2022 White Creek Dredging Project

The Department of Natural Resources and Environmental Control (DNREC) is in the engineering phase of a project to dredge White Creek, an important navigation channel in the Inland Bays.

White Creek is northwest of Bethany Beach and flows south to north into Indian River Bay. It serves numerous marinas and boat ramps and connects Assawoman Canal to the bay.

DNREC has taken over responsibility for channel marking from the U.S. Coast Guard for a portion of the White Creek channel, and has placed green markers, as well as a Notice to Mariners, providing further instructions for boaters.

Since dredging last occurred in the early 2000s, shoaling has increasingly impacted navigation in the waterway.

Project Overview

White Creek was determined to be a top priority for dredging as part of DNREC’s data-based method to prioritize dredging projects. This process included stakeholder engagement surveys and analysis of channel depth, boater safety, and environmental considerations.

The goal of the dredging project is to improve navigation for commercial and recreational boaters that use the channel to navigate in the Inland Bays.
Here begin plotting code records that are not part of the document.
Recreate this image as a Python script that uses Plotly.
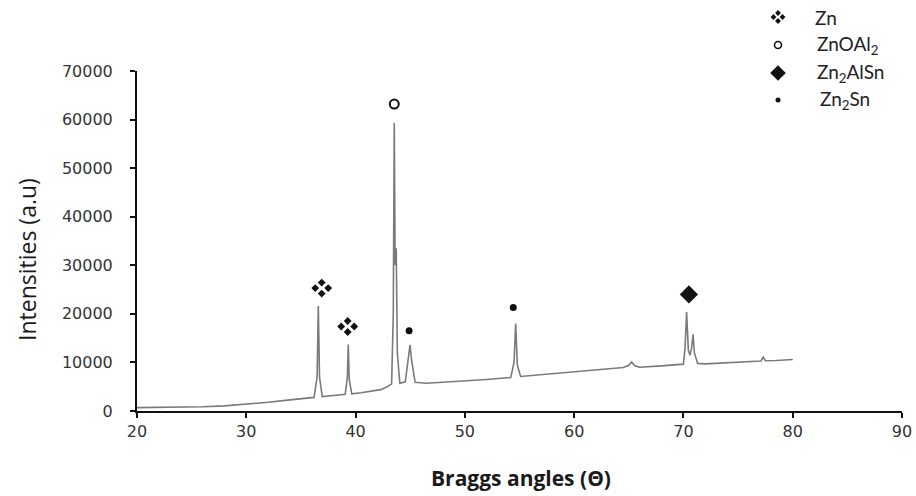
import plotly.graph_objects as go

# XRD pattern: (Bragg angle, intensity) vertices of the measured trace
angle = [
    20.0, 23.0, 26.0, 28.0, 30.0, 32.0, 34.0, 36.2,
    36.48, 36.59, 36.70, 36.95, 38.0, 39.05,
    39.25, 39.33, 39.42, 39.65, 40.5, 41.5, 42.3, 42.9, 43.3,
    43.45, 43.54, 43.62, 43.72, 43.82, 44.05, 44.55,
    44.85, 44.98, 45.12, 45.45, 46.5, 48.0, 50.0, 52.0, 54.2,
    54.5, 54.65, 54.8, 55.1, 57.0, 60.0, 62.0, 64.5,
    65.0, 65.26, 65.55, 66.0, 68.0, 70.0,
    70.15, 70.29, 70.45, 70.6, 70.75, 70.88, 71.0, 71.3,
    72.0, 74.0, 76.0, 77.1, 77.3, 77.5, 78.5, 80.0,
]
intensity = [
    700, 740, 860, 1050, 1400, 1800, 2300, 2800,
    7000, 21600, 7000, 2950, 3200, 3450,
    7000, 13700, 6500, 3550, 3750, 4050, 4400, 5000, 5600,
    20000, 59300, 30000, 33500, 12000, 5700, 6000,
    11000, 13600, 10500, 5900, 5700, 5900, 6100, 6500, 6900,
    10000, 18000, 9500, 7100, 7500, 8100, 8500, 8950,
    9400, 10100, 9300, 9000, 9300, 9650,
    13000, 20400, 12500, 11500, 13000, 15800, 12000, 9800,
    9700, 9900, 10100, 10300, 11100, 10350, 10400, 10600,
]

# phase markers placed above the indexed reflections
zn_angle = [36.9, 39.28]
zn_int = [25300, 17400]
znoal_angle = [43.54]
znoal_int = [63200]
znalsn_angle = [70.5]
znalsn_int = [24000]
znsn_angle = [44.9, 54.43]
znsn_int = [16500, 21300]

legend_labels = ["Zn", "ZnOAl<sub>2</sub>", "Zn<sub>2</sub>AlSn", "Zn<sub>2</sub>Sn"]

x_ticks = [20, 30, 40, 50, 60, 70, 80, 90]
y_ticks = [0, 10000, 20000, 30000, 40000, 50000, 60000, 70000]
y_tick_text = ["0", "10000", "20000", "30000", "40000", "50000", "60000", "70000"]

X_RANGE = [20, 90]
Y_RANGE = [0, 70000]
INK = "#111111"

FIG_W, FIG_H = 916, 496
# plot area: 137..902 px horizontally, 71..411 px vertically
L, R, T, B = 137, 902, 71, 411
X_PER_PX = (X_RANGE[1] - X_RANGE[0]) / (R - L)
Y_PER_PX = (Y_RANGE[1] - Y_RANGE[0]) / (B - T)


def fx(xp):
    return xp / FIG_W


def fy(yp):
    return 1 - yp / FIG_H


fig = go.Figure()

fig.add_trace(go.Scatter(
    x=angle, y=intensity, mode="lines",
    line=dict(color="#7a7a7a", width=1.6),
    showlegend=False, hoverinfo="skip",
))


def zn_symbol(xs, ys, dx, dy, size, xaxis="x", yaxis="y"):
    """Zn symbol: four small diamonds arranged around each (x, y)."""
    cx, cy = [], []
    for x, y in zip(xs, ys):
        for sx, sy in [(-dx, 0), (dx, 0), (0, dy), (0, -dy)]:
            cx.append(x + sx)
            cy.append(y + sy)
    fig.add_trace(go.Scatter(
        x=cx, y=cy, mode="markers", cliponaxis=False, xaxis=xaxis, yaxis=yaxis,
        marker=dict(symbol="diamond", size=size, color=INK),
        showlegend=False, hoverinfo="skip",
    ))


zn_symbol(zn_angle, zn_int, 6.5 * X_PER_PX, 5.5 * Y_PER_PX, 6)

fig.add_trace(go.Scatter(
    x=znoal_angle, y=znoal_int, mode="markers", cliponaxis=False,
    marker=dict(symbol="circle-open", size=9, color=INK, line=dict(width=2)),
    showlegend=False, hoverinfo="skip",
))
fig.add_trace(go.Scatter(
    x=znalsn_angle, y=znalsn_int, mode="markers",
    marker=dict(symbol="diamond", size=14, color=INK),
    showlegend=False, hoverinfo="skip",
))
fig.add_trace(go.Scatter(
    x=znsn_angle, y=znsn_int, mode="markers",
    marker=dict(symbol="circle", size=7, color=INK),
    showlegend=False, hoverinfo="skip",
))

# key in the top-right corner, drawn on a pixel-scaled overlay axis
KEY_X0, KEY_X1, KEY_Y0, KEY_Y1 = 740, 916, 0, 120
key_rows = [17, 45, 73, 100]
key_sym_x = 778
key_text_x = [813, 815, 815, 818]

zn_symbol([key_sym_x], [key_rows[0]], 4.5, 4, 4.5, "x2", "y2")
fig.add_trace(go.Scatter(
    x=[key_sym_x], y=[key_rows[1]], mode="markers", xaxis="x2", yaxis="y2",
    marker=dict(symbol="circle-open", size=7, color=INK, line=dict(width=1.6)),
    showlegend=False, hoverinfo="skip",
))
fig.add_trace(go.Scatter(
    x=[key_sym_x], y=[key_rows[2]], mode="markers", xaxis="x2", yaxis="y2",
    marker=dict(symbol="diamond", size=12, color=INK),
    showlegend=False, hoverinfo="skip",
))
fig.add_trace(go.Scatter(
    x=[key_sym_x], y=[key_rows[3]], mode="markers", xaxis="x2", yaxis="y2",
    marker=dict(symbol="circle", size=5, color=INK),
    showlegend=False, hoverinfo="skip",
))

annotations = []
for label, row, tx in zip(legend_labels, key_rows, key_text_x):
    annotations.append(dict(
        xref="paper", yref="paper", x=fx(tx), y=fy(row),
        xanchor="left", yanchor="middle", showarrow=False,
        text=label, font=dict(family="Lato", size=19, color="#222222"),
    ))

annotations.append(dict(
    xref="paper", yref="paper", x=fx(521), y=fy(478), xanchor="center", yanchor="middle",
    showarrow=False, text="<b>Braggs angles (Θ)</b>",
    font=dict(family="Open Sans", size=21, color="#1a1a1a"),
))
annotations.append(dict(
    xref="paper", yref="paper", x=fx(27), y=fy(260), xanchor="center", yanchor="middle",
    showarrow=False, text="Intensities (a.u)", textangle=-90,
    font=dict(family="Open Sans", size=23, color="#1a1a1a"),
))

axis_common = dict(
    showgrid=False, zeroline=False, showline=True, linecolor=INK, linewidth=2,
    ticks="outside", ticklen=5, tickwidth=2, tickcolor=INK, automargin=False,
    tickfont=dict(family="DejaVu Sans", size=16, color="#333333"),
)

fig.update_layout(
    width=FIG_W, height=FIG_H,
    margin=dict(l=0, r=0, t=0, b=0, autoexpand=False),
    paper_bgcolor="white", plot_bgcolor="rgba(0,0,0,0)",
    xaxis=dict(range=X_RANGE, tickvals=x_ticks, domain=[fx(L), fx(R)],
               anchor="y", **axis_common),
    yaxis=dict(range=Y_RANGE, tickvals=y_ticks, ticktext=y_tick_text,
               domain=[fy(B), fy(T)], anchor="x",
               ticklabelstandoff=14, **axis_common),
    xaxis2=dict(range=[KEY_X0, KEY_X1], domain=[fx(KEY_X0), fx(KEY_X1)],
                visible=False, anchor="y2", fixedrange=True, automargin=False),
    yaxis2=dict(range=[KEY_Y1, KEY_Y0], domain=[fy(KEY_Y1), fy(KEY_Y0)],
                visible=False, anchor="x2", fixedrange=True, automargin=False),
    annotations=annotations,
    showlegend=False,
)

fig.write_html("out.html")
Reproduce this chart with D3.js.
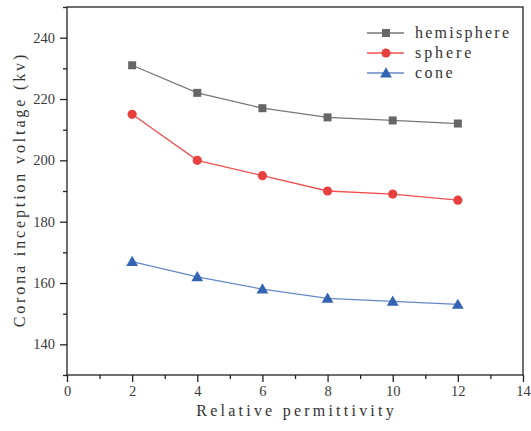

The dredged material will be used to restore a local marsh such as those found at Holt’s Landing State Park, James Farm Ecological Preserve, Slough’s Gut in Delaware Seashore State Park, the Indian River Inlet Marsh Complex, or the Muddy Neck Complex in the Assawoman Wildlife Area.

DNREC engaged engineering services from Anchor QEA + Woods Hole Group Joint Venture to design the dredge project and oversee its construction.

Analysis of Alternatives

A map showing the project area and options for dredge material placement

The analysis of alternatives conducted by Anchor QEA + Woods Hole Group Joint Venture considered:

  • Channel depths
  • Characteristics of sediments from the channel and potential restoration sites
  • Local marsh topography

The goal was to determine potential costs and logistical issues for dredging and sediment placement options.

Key Conclusions

Approximately 40- to 65-thousand cubic yards of material will need to be dredged to restore previously maintained depths.

The site used to place dredge material from earlier dredge projects is no longer available. Creating a new upland placement site is cost-prohibitive.

The recommended option is to use the material for marsh restoration at some combination of three potential sites:

  • James Farm Ecological Preserve and Slough’s Gut
  • Muddy Neck Marsh Complex in Assawoman Wildlife Area
  • Indian River Inlet Marsh Complex

Selected Project Concept

The design selected by DNREC incorporates restoration of Muddy Neck Marsh Complex using material dredged from White Creek. It was chosen because the marshes at Muddy Neck have the greatest need for restoration.

This option gives DNREC the possibility to also dredge part of Assawoman Canal as part of a multi-phase, multi-year marsh restoration and channel dredging project. Assawoman Canal is another highly ranked waterway in DNREC’s dredging prioritization process. It connects Little Assawoman Bay to Indian River Bay via White Creek.

Selected Project Concept Highlights

Dredge White Creek Main Channel and prongs to a depth of approximately four feet below mean lower low water.

Dredge Assawoman Canal, between the confluence with White Creek and the Central Avenue bridge, to a depth of approximately three feet below mean lower low water.

Restore degraded marsh in Assawoman Wildlife Area at Muddy Neck using thin layer placement techniques.

Public Information Sessions

On July 28, 2021, DNREC hosted a virtual public information session, attended by approximately 125 people, to share information and solicit questions and feedback about the project.

The public information session included a presentation on the project and has led to development of a set of questions and answers about the project.

A second public project information session was held on Jan. 19, 2022.

Beneficial Use of Dredged Material

The material to be dredged consists primarily of mud (silt and clay) and some sand. This material is not suitable to place on local beaches, as was done as part of the 2020 Masseys Ditch Dredging Project.

Instead, this material is ideal for restoring degraded local marshes. The project will benefit the marsh over the long-term by providing additional sediment and elevation, imitating natural processes by applying sediment in a thin layer with the goal of helping the marsh to withstand future sea-level rise.

Restoring degraded marshes using dredged material is a common practice nationwide and has been done in Delaware.

In 2013, DNREC’s Shoreline and Waterway Management Section and Wetlands Monitoring and Assessment Program joined to implement a successful marsh restoration at the Piney Point Tract of Assawoman Wildlife Area. That project used a thin layer of material dredged from Pepper Creek.

Regionally, numerous projects in southern New Jersey have used dredged material to restore marshes.

Anticipated Timeline

A typical dredge project requires the following steps:

  • Pre-Planning/Prioritization
  • Planning, Engineering, Design
  • Permit Acquisition
  • Procurement/Bid
  • Construction
  • Monitoring

Based on the timelines and complexity of these necessary steps, DNREC is targeting a period from fall of 2022 to spring of 2023 to execute the White Creek dredging.